Do the print media hype genetic research?
03 May 2004
Source: Medical News Today
This abstract from the Canadian Medical Association looks at whether the print media hype genetic research.
The public gets most of its information about genetic research from the media. It has been suggested that media representations may involve exaggeration, called "genohype." To examine the accuracy and nature of media coverage of genetic research, we reviewed the reporting of single-gene discoveries and associated technologies in major daily newspapers in Canada, the United States, Great Britain and Australia.

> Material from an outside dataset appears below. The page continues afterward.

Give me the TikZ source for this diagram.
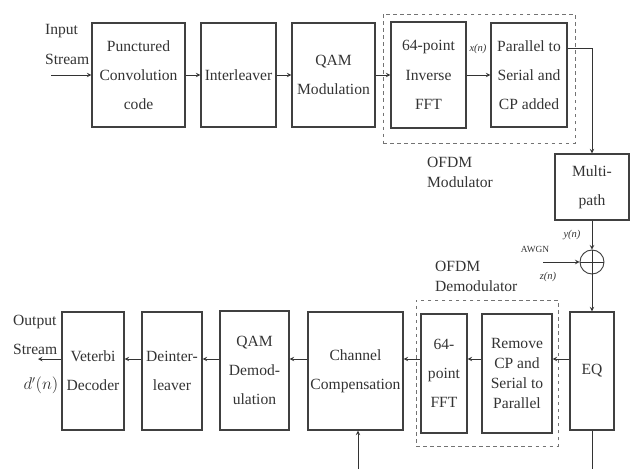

We used neutral search terms to identify articles about gene discoveries and associated technologies hosted on the Dow Jones Interactive and Canadian NewsDisk databases from January 1995 to June 2001. We compared the contents, claims and conclusions of the scientific journal article with those of the associated newspaper article. Coders subjectively assigned the newspaper articles to 1 of 3 categories: moderately to highly exaggerated claims, slightly exaggerated claims or no exaggerated claims. We used classification tree software to identify the variables that contributed to the assignment of each newspaper article to 1 of the 3 categories: attention structure (positioning in the newspaper and length of the article), authorship, research topic, source of information other than the scientific paper, type and likelihood of risks and benefits, discussion of controversy, valuation tone (positive or negative), framing (e.g., description of research, celebration of progress, report of economic prospects or ethical perspective), technical accuracy (either omissions or errors that changed the description of the methods or interpretation of the results) and use of metaphors.
We examined 627 newspaper articles reporting on 111 papers published in 24 scientific and medical journals. Only 11% of the newspaper articles were categorized as having moderately to highly exaggerated claims; the majority were categorized as having no claims (63%) or slightly exaggerated claims (26%). The classification analysis ranked the reporting of risks as the most important variable in determining the categorization of newspaper articles. Only 15% of the newspaper articles and 5% of the scientific journal articles discussed costs or risks, whereas 97% of the newspaper articles and 98% of the scientific journal articles discussed the likelihood of benefits of the research.
Our data suggest that the majority of newspaper articles accurately convey the results of and reflect the claims made in scientific journal articles. Our study also highlights an overemphasis on benefits and under-representation of risks in both scientific and newspaper articles. The cause and nature of this trend is uncertain.
The public gets most of its information about genetics from television, radio, magazines and newspapers.1,2,3,4 It has been suggested that media representations of genetics are inaccurate or exaggerated and lead to a phenomenon that has been called "genohype," 5,6,7 the "hyped" portrayal of both the benefits and risks associated with genetic research and the application of genetic technologies.
It has also been suggested that this sensationalization of genetics may have an adverse impact on the public's ability to participate in policy discussions1,8 and on the utilization of genetic services because it creates inflated perceptions of the value of, for example, specific genetic tests.5,9
Several studies and commentaries have suggested various degrees and sources of reporting inaccuracies.
For example, institutional press releases may be incomplete (with risks and limits being underplayed),10 media stories about medications often include inadequate or incomplete information about risks and costs,11 and abstracts from scientific meetings often receive a significant amount of media attention even though the validity and importance of the research has not "been established in the scientific community." 12 Some have speculated about the general weaknesses of the popular media's coverage of medical breakthroughs13,14 and their preference for positive over negative results.15
Surprisingly few systematic studies have examined the accuracy of media reporting in the context of genetics, most focusing on coverage of a single issue, such as sexual orientation16,17 or the discovery of susceptibility to breast and prostate cancer.18,19 The available data are instructive but not definitive.14,16,17,18,19,20
We examined broadsheet newspaper coverage of genetic research in Canada, the United States, Great Britain and Australia, countries with a scientific community heavily involved in genetic research. We attempted to measure media "hype" and the factors that contribute to inaccuracy and exaggeration. In addition, we attempted to gain insight into the possible source (researchers, scientific journals or the media) and nature of any "hype."